Art lovers are used to marvelling at the masterpieces of this great Spanish painter, and at the prolific output of his long and eventful career. However, to fully grasp his genius, it's essential to start with one of the many basic line sketches, such as the Flamingo drawing by Pablo Picasso.

Picasso was also a sculptor, ceramicist, stage designer and printmaker, moving through a variety of phases.

Their simplicity of form strips away all distraction, leaving his natural ability at its most visible. An unbroken line was quickly executed with a light touch that actually served to increase its power.

The fact that the discipline also proved ideal for experimentation, at any time and anywhere, allowed Picasso to play with these ideas throughout his life, producing sketches of animals, portraits, myths and objects. His many pets gave him plenty of opportunity to observe the way animals move and hold themselves, with his dog Lump being a favourite with artist and admirers alike.

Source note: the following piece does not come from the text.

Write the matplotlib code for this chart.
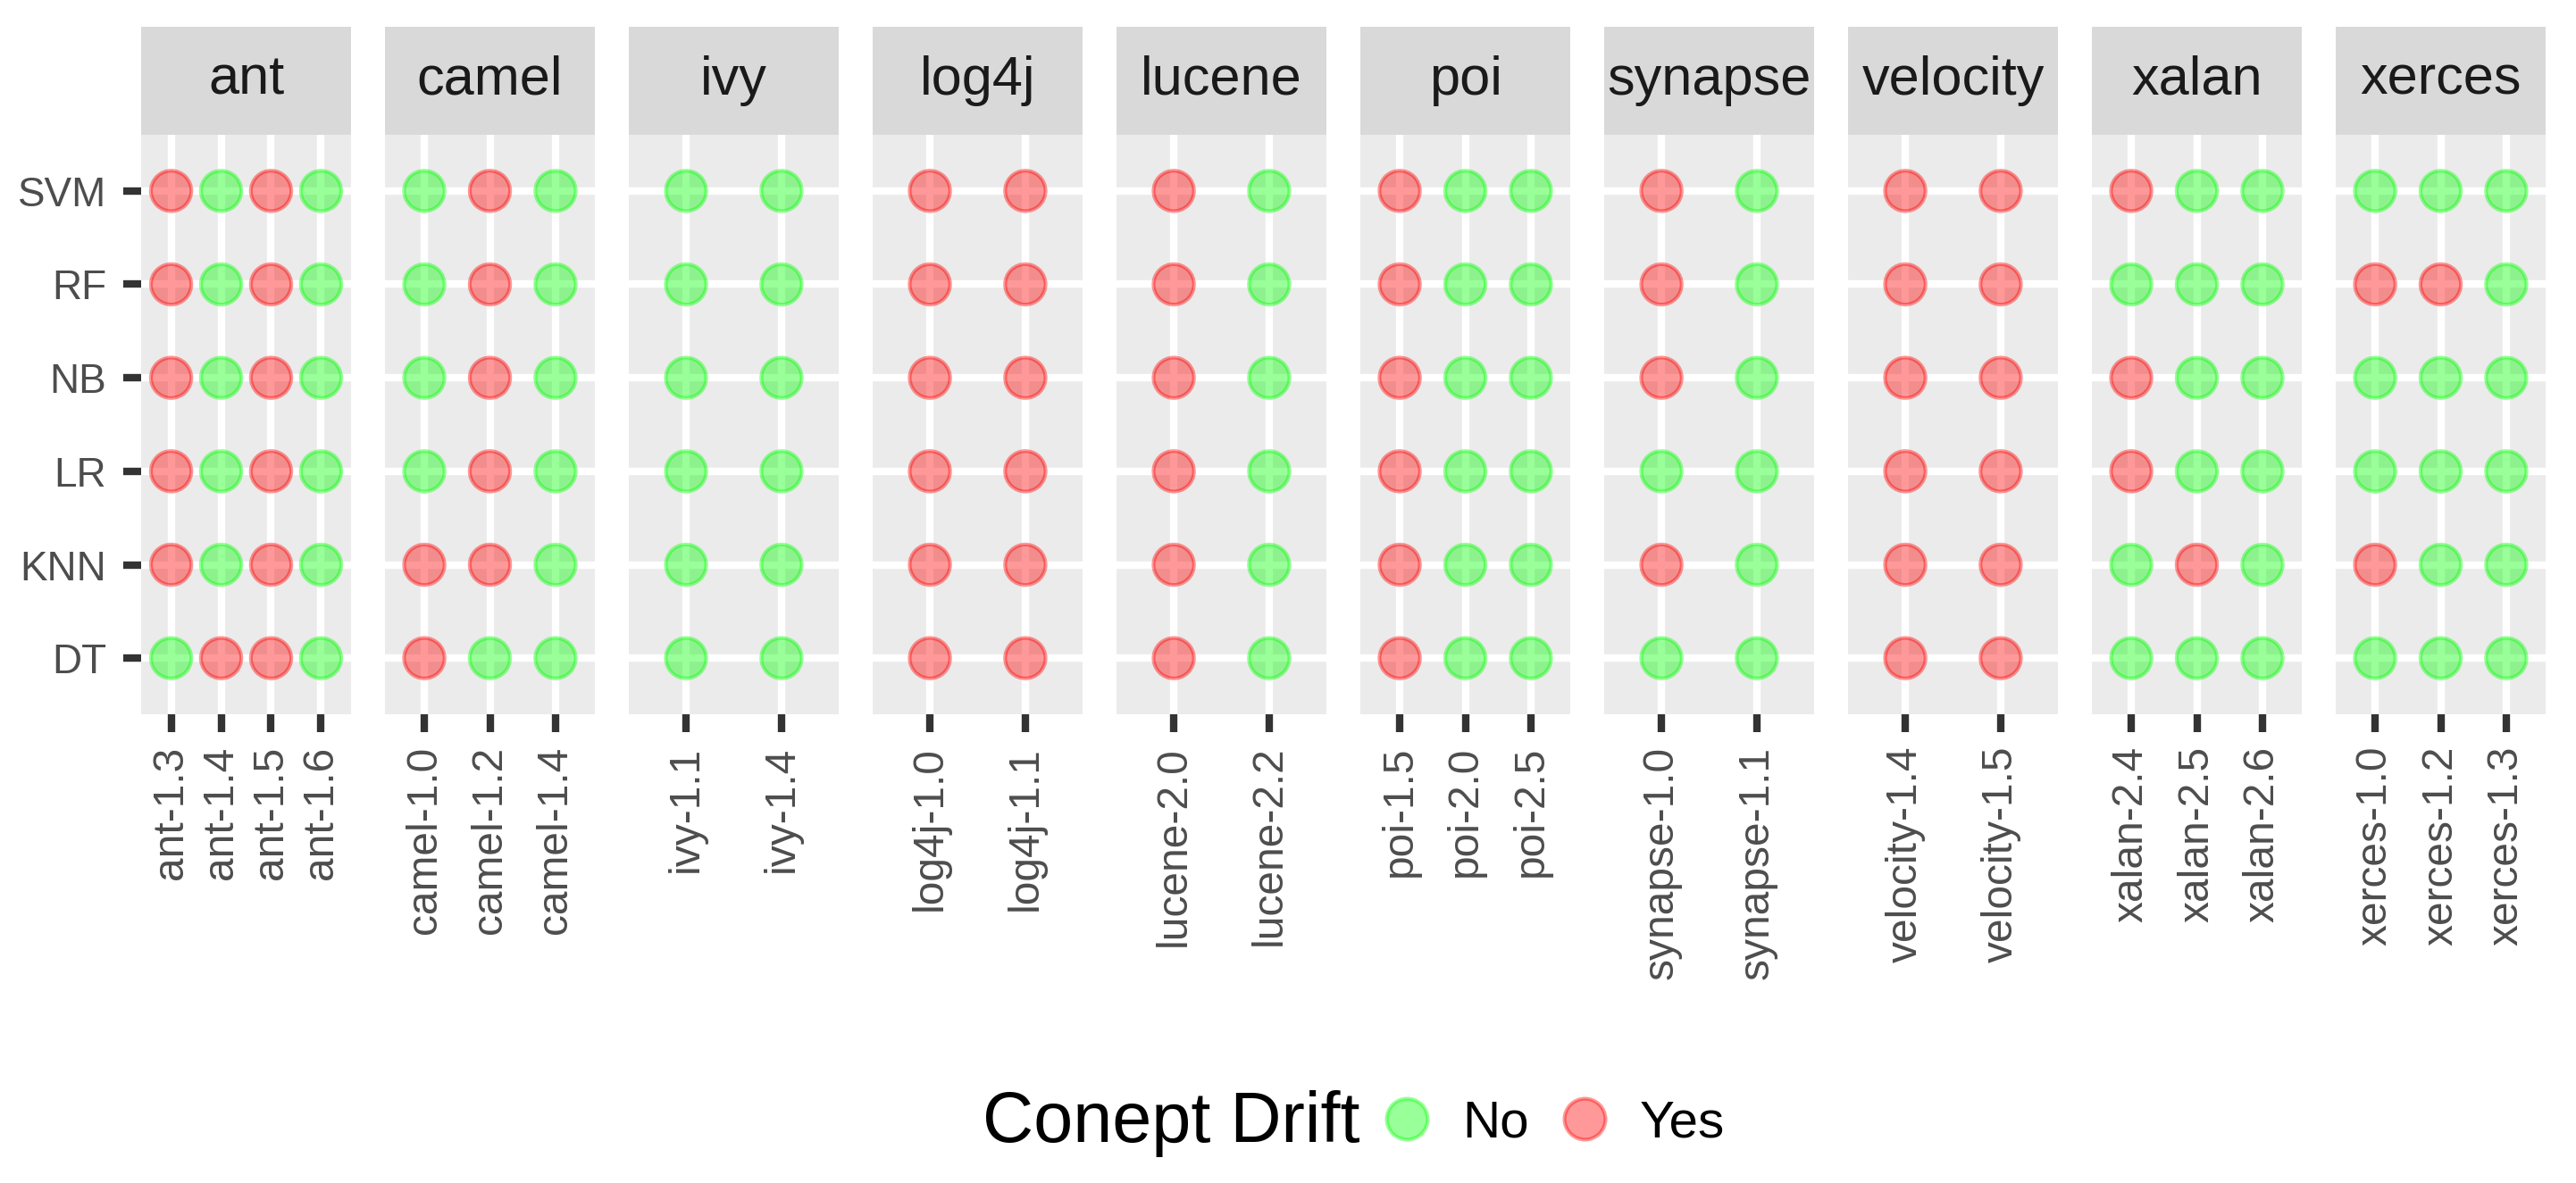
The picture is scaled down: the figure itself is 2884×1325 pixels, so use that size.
import matplotlib
matplotlib.use("Agg")
import matplotlib.pyplot as plt
from matplotlib.lines import Line2D

plt.rcParams['font.family'] = ['Liberation Sans', 'DejaVu Sans']

# данные: Y - есть дрейф концепции, N - нет
models = ["DT", "KNN", "LR", "NB", "RF", "SVM"]  # снизу вверх
projects = ["ant", "camel", "ivy", "log4j", "lucene",
            "poi", "synapse", "velocity", "xalan", "xerces"]
versions = {
    "ant": ["ant-1.3", "ant-1.4", "ant-1.5", "ant-1.6"],
    "camel": ["camel-1.0", "camel-1.2", "camel-1.4"],
    "ivy": ["ivy-1.1", "ivy-1.4"],
    "log4j": ["log4j-1.0", "log4j-1.1"],
    "lucene": ["lucene-2.0", "lucene-2.2"],
    "poi": ["poi-1.5", "poi-2.0", "poi-2.5"],
    "synapse": ["synapse-1.0", "synapse-1.1"],
    "velocity": ["velocity-1.4", "velocity-1.5"],
    "xalan": ["xalan-2.4", "xalan-2.5", "xalan-2.6"],
    "xerces": ["xerces-1.0", "xerces-1.2", "xerces-1.3"],
}
# строки в порядке SVM, RF, NB, LR, KNN, DT
drift = {
    "ant": ["YNYN", "YNYN", "YNYN", "YNYN", "YNYN", "NYYN"],
    "camel": ["NYN", "NYN", "NYN", "NYN", "YYN", "YNN"],
    "ivy": ["NN", "NN", "NN", "NN", "NN", "NN"],
    "log4j": ["YY", "YY", "YY", "YY", "YY", "YY"],
    "lucene": ["YN", "YN", "YN", "YN", "YN", "YN"],
    "poi": ["YNN", "YNN", "YNN", "YNN", "YNN", "YNN"],
    "synapse": ["YN", "YN", "YN", "NN", "YN", "NN"],
    "velocity": ["YY", "YY", "YY", "YY", "YY", "YY"],
    "xalan": ["YNN", "NNN", "YNN", "YNN", "NYN", "NNN"],
    "xerces": ["NNN", "YYN", "NNN", "NNN", "YNN", "NNN"],
}
rows_top_down = ["SVM", "RF", "NB", "LR", "KNN", "DT"]

col_no = (0.0, 1.0, 0.0, 0.4)
col_yes = (1.0, 0.0, 0.0, 0.4)

W, H = 2884, 1325
fig = plt.figure(figsize=(W / 300, H / 300), dpi=300)

left0 = 158
pw = 235
step = 273
p_top, p_bot = 151, 800
s_top = 30

for i, pr in enumerate(projects):
    x0 = left0 + i * step
    ax = fig.add_axes([x0 / W, 1 - p_bot / H, pw / W, (p_bot - p_top) / H])
    vs = versions[pr]
    xs, ys, cs = [], [], []
    for r, m in enumerate(rows_top_down):
        for j, v in enumerate(vs):
            xs.append(j)
            ys.append(models.index(m))
            cs.append(col_yes if drift[pr][r][j] == "Y" else col_no)
    ax.scatter(xs, ys, s=118, c=cs, edgecolors=cs, linewidths=1.0, zorder=3)
    ax.set_facecolor("#ebebeb")
    ax.set_xlim(-0.6, len(vs) - 0.4)
    ax.set_ylim(-0.6, len(models) - 0.4)
    ax.set_xticks(range(len(vs)))
    ax.set_xticklabels(vs, rotation=90, ha="center", va="top",
                       fontsize=11.5, color="#4d4d4d")
    ax.set_yticks(range(len(models)))
    ax.set_yticklabels(models, fontsize=11, color="#4d4d4d")
    ax.grid(True, color="white", linewidth=2.0)
    ax.set_axisbelow(True)
    for sp in ax.spines.values():
        sp.set_visible(False)
    ax.tick_params(axis="x", length=4.8, width=2.0, color="#333333", pad=3.8)
    ax.tick_params(axis="y", length=4.8, width=2.0, color="#333333", pad=4.5)
    if i > 0:
        ax.tick_params(axis="y", left=False, labelleft=False)

    # полоска с названием проекта
    st = fig.add_axes([x0 / W, 1 - p_top / H, pw / W, (p_top - s_top) / H])
    st.set_facecolor("#d9d9d9")
    st.set_xticks([])
    st.set_yticks([])
    for sp in st.spines.values():
        sp.set_visible(False)
    st.text(0.5, 0.5, pr, ha="center", va="center", fontsize=14.7,
            color="#1a1a1a", transform=st.transAxes)

# легенда
ly = 1 - 1258 / H
fig.text(1100 / W, ly, "Conept Drift", ha="left", va="center",
         fontsize=19, color="black")
handles = [
    Line2D([], [], linestyle="none", marker="o", markersize=11,
           markerfacecolor=col_no, markeredgecolor=col_no, markeredgewidth=1.0),
    Line2D([], [], linestyle="none", marker="o", markersize=11,
           markerfacecolor=col_yes, markeredgecolor=col_yes, markeredgewidth=1.0),
]
fig.legend(handles, ["No", "Yes"], ncol=2, loc="center left",
           bbox_to_anchor=(1552 / W, ly), frameon=False, fontsize=14,
           handlelength=0.8, handletextpad=0.67, columnspacing=0.65,
           borderpad=0, borderaxespad=0)

fig.savefig("out.png", dpi=300, facecolor="white")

One continuous line of chalk or pencil could convey shape, form and characteristics, and this is especially true of the Flamingo drawing, which lends itself naturally to a single-line drawing. Picasso could have seen flocks of these striking pink birds in a Paris Zoo or perhaps in the Camargue region of southern France. They often stand on one leg, and here the subject balances effortlessly.

More detailed outlines often became etchings, many of which are now housed in New York's Museum of Modern Art. However, the sheer numbers created by the artist mean that these bold depictions are represented in institutions worldwide, making them accessible to the widest audience possible. The unbroken lines are deceptively simple, because of course, to portray something accurately with one quick flourish is actually very difficult.

Other artists known for their line drawings include Gustav Klimt, Egon Schiele, Rembrandt, Michelangelo, and Picasso's own friend and rival Henri Matisse, while Pablo himself was also influenced by the dancers of Edgar Degas. Among his accomplished portraits with pencil on grey paper were those of the composers Erik Satie and Stravinsky, the latter done while the two were collaborating on Pulcinella in 1920.

It's said that the infant Pablo could draw before he could speak, thanks to his artistic father. The son went on to change the face of modern art, co-founding the Cubist movement with Georges Braque, passing through both Blue and Rose periods, and exploring primitivism and surrealism. His art was revolutionary and yet he retained the ability to strike a chord with the most unsophisticated viewer.

Born in Málaga in 1881 and raised first in Galicia and then Barcelona, during what were undoubtedly his formative years, he remained rooted in the Catalan capital. However, in the early nineteen-hundreds this most Spanish of painters moved to France, where he died in Mougins, part of the Alpes-Maritimes of south-eastern France. He had refused to return to Franco's Spain after 1934, with his death in 1973 preceding that of the dictator by two years.